§ **What the task requires**
Only the lines from the start of the data through the line with "172, 171, 171]" belong in the copy. Restate them word for word, minus the pictures.

====== Raw data ======

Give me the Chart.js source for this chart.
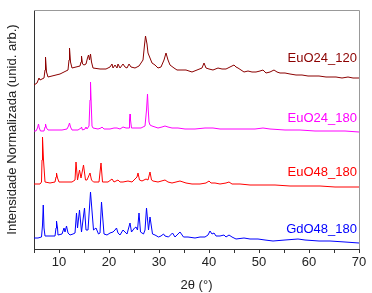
<!DOCTYPE html>
<html>
<head>
<meta charset="utf-8">
<script src="https://cdn.jsdelivr.net/npm/chart.js@4"></script>
<style>
  html, body { margin: 0; padding: 0; background: #fff; }
  #wrap { width: 372px; height: 293px; }
</style>
</head>
<body>
<div id="wrap"><canvas id="xrd"></canvas></div>
<script>
// 2θ (deg) and normalized intensity (arb. units, stacked offsets included)
const euo24_120_x = [5.0, 5.6, 6.0, 6.2, 6.6, 7.0, 7.2, 7.3, 7.5, 7.8, 8.6, 9.4, 10.2, 11.0, 11.8, 12.0, 12.1, 12.3, 12.6, 13.4, 14.2, 14.4, 14.5, 14.7, 15.0, 15.4, 15.7, 15.9, 16.1, 16.3, 16.5, 16.8, 18.2, 19.4, 20.2, 20.6, 20.8, 21.2, 21.6, 21.8, 22.2, 22.8, 23.2, 23.6, 24.0, 24.4, 25.2, 26.0, 26.8, 27.1, 27.3, 27.6, 27.8, 28.2, 28.6, 29.2, 29.8, 30.4, 31.0, 31.4, 31.8, 32.2, 33.0, 33.6, 34.6, 35.4, 36.6, 37.6, 38.6, 39.0, 39.4, 40.0, 40.8, 41.8, 42.6, 43.4, 44.2, 45.0, 45.4, 45.8, 46.4, 47.0, 47.8, 48.6, 49.4, 50.2, 50.8, 51.4, 52.2, 53.0, 53.6, 54.2, 55.2, 56.2, 57.4, 58.6, 59.8, 61.0, 62.0, 63.4, 64.6, 65.4, 66.6, 67.8, 68.8, 70.0]
const euo24_120_y = [164, 166, 171, 169, 170, 171, 179, 192, 177, 172, 173, 174, 175, 177, 179, 189, 201, 187, 181, 182, 183, 187, 193, 185, 184, 185, 191, 194, 189, 195, 187, 181, 180, 180, 182, 185, 181, 184, 181, 185, 181, 185, 182, 181, 185, 182, 181, 183, 189, 204, 213, 205, 196, 191, 186, 184, 181, 182, 189, 196, 189, 184, 181, 179, 179, 179, 177, 179, 181, 186, 181, 180, 179, 181, 180, 180, 182, 184, 182, 181, 179, 177, 178, 177, 177, 178, 179, 176, 177, 179, 177, 176, 176, 175, 174, 174, 173, 173, 173, 172, 172, 172, 171, 172, 171, 171]

const euo24_180_x = [5.0, 5.4, 5.7, 5.9, 6.05, 6.3, 7.0, 7.2, 7.3, 7.5, 7.8, 9.2, 10.6, 11.6, 11.9, 12.1, 12.3, 12.6, 13.8, 14.4, 14.5, 14.7, 15.2, 15.4, 15.6, 16.0, 16.2, 16.3, 16.45, 16.6, 16.8, 17.8, 18.4, 18.6, 19.0, 20.2, 21.0, 21.6, 22.2, 22.8, 23.4, 24.0, 24.1, 24.2, 24.3, 24.5, 25.4, 26.4, 27.2, 27.5, 27.7, 27.85, 28.0, 28.2, 28.6, 29.2, 29.8, 30.6, 31.2, 31.8, 32.6, 33.8, 35.2, 37.2, 39.2, 40.8, 42.2, 44.2, 47.2, 49.2, 50.8, 52.2, 55.2, 58.2, 61.2, 64.2, 67.2, 70.0]
const euo24_180_y = [118, 118, 121, 125, 121, 118, 118, 122, 125, 121, 119, 119, 119, 120, 123, 126, 122, 119, 119, 121, 122, 119, 120, 122, 120, 123, 149, 167, 144, 123, 121, 120, 121, 122, 120, 120, 121, 121, 120, 122, 121, 121, 129, 135, 129, 121, 121, 121, 123, 139, 155, 139, 127, 124, 123, 122, 121, 122, 123, 122, 121, 121, 120, 120, 121, 121, 120, 120, 120, 120, 121, 120, 119, 119, 118, 118, 118, 117]

const euo48_180_x = [5.0, 6.2, 6.5, 6.6, 6.7, 6.9, 7.2, 8.2, 9.2, 9.4, 9.5, 9.7, 10.0, 11.4, 12.6, 13.2, 13.4, 13.7, 14.1, 14.4, 14.9, 15.3, 15.6, 16.2, 16.5, 16.9, 18.0, 18.4, 18.7, 19.8, 20.6, 21.0, 21.8, 22.2, 22.8, 23.8, 24.6, 25.2, 25.6, 25.8, 26.1, 26.6, 27.4, 27.8, 28.2, 28.5, 28.8, 29.8, 31.2, 31.8, 32.6, 34.2, 35.4, 36.6, 38.2, 39.4, 40.0, 40.4, 41.2, 42.2, 43.4, 44.0, 44.6, 46.2, 48.2, 50.6, 53.2, 56.2, 59.2, 62.2, 65.2, 68.2, 70.0]
const euo48_180_y = [65, 65, 67, 89, 112, 89, 67, 66, 67, 72, 76, 71, 67, 67, 67, 69, 87, 69, 79, 71, 84, 69, 69, 76, 69, 67, 67, 86, 67, 67, 70, 67, 69, 67, 67, 68, 67, 70, 72, 76, 69, 68, 70, 69, 77, 69, 68, 67, 69, 67, 66, 68, 66, 65, 65, 66, 68, 66, 66, 65, 66, 67, 65, 65, 64, 64, 64, 63, 63, 63, 62, 62, 62]

const gdo48_180_x = [5.0, 5.8, 6.5, 6.7, 6.85, 7.0, 7.2, 8.2, 9.2, 9.4, 9.5, 9.7, 9.8, 10.6, 11.0, 11.2, 11.5, 11.8, 12.2, 12.8, 13.2, 13.5, 13.7, 14.1, 14.5, 15.1, 15.4, 15.8, 16.3, 16.9, 17.4, 17.9, 18.2, 18.5, 19.0, 19.6, 20.2, 20.8, 21.2, 21.5, 21.8, 22.2, 22.8, 23.2, 23.6, 24.2, 24.5, 25.1, 25.4, 25.7, 26.0, 26.3, 26.9, 27.2, 27.5, 27.9, 28.2, 28.7, 29.2, 29.9, 30.4, 30.9, 31.2, 31.9, 32.7, 33.2, 34.2, 34.9, 35.8, 37.2, 38.2, 39.2, 39.8, 40.2, 40.6, 41.0, 41.4, 42.2, 43.0, 43.4, 44.0, 44.6, 45.4, 47.0, 48.2, 49.8, 51.2, 52.8, 55.2, 57.8, 59.2, 62.0, 64.2, 67.2, 70.0]
const gdo48_180_y = [11, 11, 12, 24, 44, 21, 13, 13, 13, 21, 28, 21, 14, 15, 21, 17, 23, 16, 14, 15, 16, 36, 21, 39, 17, 41, 19, 19, 57, 19, 21, 15, 16, 47, 15, 14, 16, 17, 19, 21, 16, 14, 19, 17, 15, 26, 17, 21, 22, 19, 36, 17, 15, 19, 41, 19, 32, 15, 14, 12, 13, 15, 13, 12, 16, 12, 17, 12, 12, 11, 12, 12, 14, 18, 15, 16, 13, 13, 14, 12, 14, 12, 10, 11, 10, 10, 9, 8, 9, 10, 9, 8, 8, 7, 6]

const seriesNames = ['EuO24_120', 'EuO24_180', 'EuO48_180', 'GdO48_180']
const seriesColors = ['#8b0000', '#ff00ff', '#ff0000', '#0000ff']
const labelX = 69.6
const labelY = [191, 131, 77, 20]

const xs = [euo24_120_x, euo24_180_x, euo48_180_x, gdo48_180_x]
const ys = [euo24_120_y, euo24_180_y, euo48_180_y, gdo48_180_y]

const datasets = seriesNames.map((name, i) => ({
  label: name,
  data: xs[i].map((x, j) => ({ x: x, y: ys[i][j] })),
  borderColor: seriesColors[i],
  borderWidth: 1,
  pointRadius: 0,
  tension: 0,
  fill: false,
}))

// gray frame on top/right plus the series names
const framePlugin = {
  id: 'frameAndNames',
  afterDraw(chart) {
    const { ctx, chartArea, scales } = chart
    ctx.save()
    ctx.strokeStyle = '#999'
    ctx.lineWidth = 1
    ctx.beginPath()
    ctx.moveTo(chartArea.left, chartArea.top + 0.5)
    ctx.lineTo(chartArea.right + 0.5, chartArea.top + 0.5)
    ctx.lineTo(chartArea.right + 0.5, chartArea.bottom)
    ctx.stroke()

    ctx.font = '13px "Liberation Sans", Arial, sans-serif'
    ctx.textAlign = 'right'
    ctx.textBaseline = 'middle'
    seriesNames.forEach((name, i) => {
      ctx.fillStyle = seriesColors[i]
      ctx.fillText(name, scales.x.getPixelForValue(labelX), scales.y.getPixelForValue(labelY[i]))
    })
    ctx.restore()
  }
}

const font = { family: '"Liberation Sans", Arial, sans-serif', size: 13 }

new Chart(document.getElementById('xrd'), {
  type: 'line',
  data: { datasets: datasets },
  options: {
    responsive: true,
    maintainAspectRatio: false,
    animation: false,
    layout: { padding: { top: 10, right: 13, left: 0, bottom: 0 } },
    plugins: {
      legend: { display: false },
      tooltip: { enabled: false },
    },
    scales: {
      x: {
        type: 'linear',
        min: 5,
        max: 70,
        afterFit(scale) { scale.height = 44 },
        border: { color: '#333' },
        grid: {
          drawOnChartArea: false,
          drawTicks: true,
          tickLength: 4,
          color: '#333',
        },
        ticks: {
          stepSize: 5,
          color: '#222',
          font: font,
          padding: 2,
          maxRotation: 0,
          callback: function(value) {
            return value % 10 === 0 ? value : ''
          }
        },
        title: {
          display: true,
          text: '2θ (°)',
          color: '#222',
          font: font,
          padding: 0,
        }
      },
      y: {
        min: 0,
        max: 239,
        afterFit(scale) { scale.width = 34 },
        border: { color: '#333' },
        grid: { display: false },
        ticks: { display: false },
        title: {
          display: true,
          text: 'Intensidade Normalizada (unid. arb.)',
          color: '#222',
          font: font,
          padding: { top: 5, bottom: 0 },
        }
      }
    }
  },
  plugins: [framePlugin]
})
</script>
</body>
</html>
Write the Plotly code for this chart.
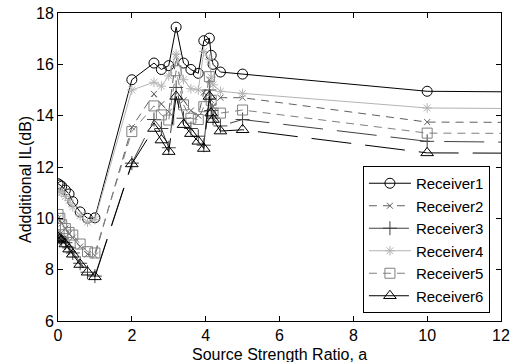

======

§ **Task output**
Give me the Chart.js source for this chart.
<!DOCTYPE html>
<html>
<head>
<meta charset="utf-8">
<script src="https://cdn.jsdelivr.net/npm/chart.js@4"></script>
<style>
  html, body { margin: 0; padding: 0; background: #fff; }
  #wrap { width: 372px; height: 293px; }
</style>
</head>
<body>
<div id="wrap"><canvas id="xrd"></canvas></div>
<script>
// 2θ (deg) and normalized intensity (arb. units, stacked offsets included)
const euo24_120_x = [5.0, 5.6, 6.0, 6.2, 6.6, 7.0, 7.2, 7.3, 7.5, 7.8, 8.6, 9.4, 10.2, 11.0, 11.8, 12.0, 12.1, 12.3, 12.6, 13.4, 14.2, 14.4, 14.5, 14.7, 15.0, 15.4, 15.7, 15.9, 16.1, 16.3, 16.5, 16.8, 18.2, 19.4, 20.2, 20.6, 20.8, 21.2, 21.6, 21.8, 22.2, 22.8, 23.2, 23.6, 24.0, 24.4, 25.2, 26.0, 26.8, 27.1, 27.3, 27.6, 27.8, 28.2, 28.6, 29.2, 29.8, 30.4, 31.0, 31.4, 31.8, 32.2, 33.0, 33.6, 34.6, 35.4, 36.6, 37.6, 38.6, 39.0, 39.4, 40.0, 40.8, 41.8, 42.6, 43.4, 44.2, 45.0, 45.4, 45.8, 46.4, 47.0, 47.8, 48.6, 49.4, 50.2, 50.8, 51.4, 52.2, 53.0, 53.6, 54.2, 55.2, 56.2, 57.4, 58.6, 59.8, 61.0, 62.0, 63.4, 64.6, 65.4, 66.6, 67.8, 68.8, 70.0]
const euo24_120_y = [164, 166, 171, 169, 170, 171, 179, 192, 177, 172, 173, 174, 175, 177, 179, 189, 201, 187, 181, 182, 183, 187, 193, 185, 184, 185, 191, 194, 189, 195, 187, 181, 180, 180, 182, 185, 181, 184, 181, 185, 181, 185, 182, 181, 185, 182, 181, 183, 189, 204, 213, 205, 196, 191, 186, 184, 181, 182, 189, 196, 189, 184, 181, 179, 179, 179, 177, 179, 181, 186, 181, 180, 179, 181, 180, 180, 182, 184, 182, 181, 179, 177, 178, 177, 177, 178, 179, 176, 177, 179, 177, 176, 176, 175, 174, 174, 173, 173, 173, 172, 172, 172, 171, 172, 171, 171]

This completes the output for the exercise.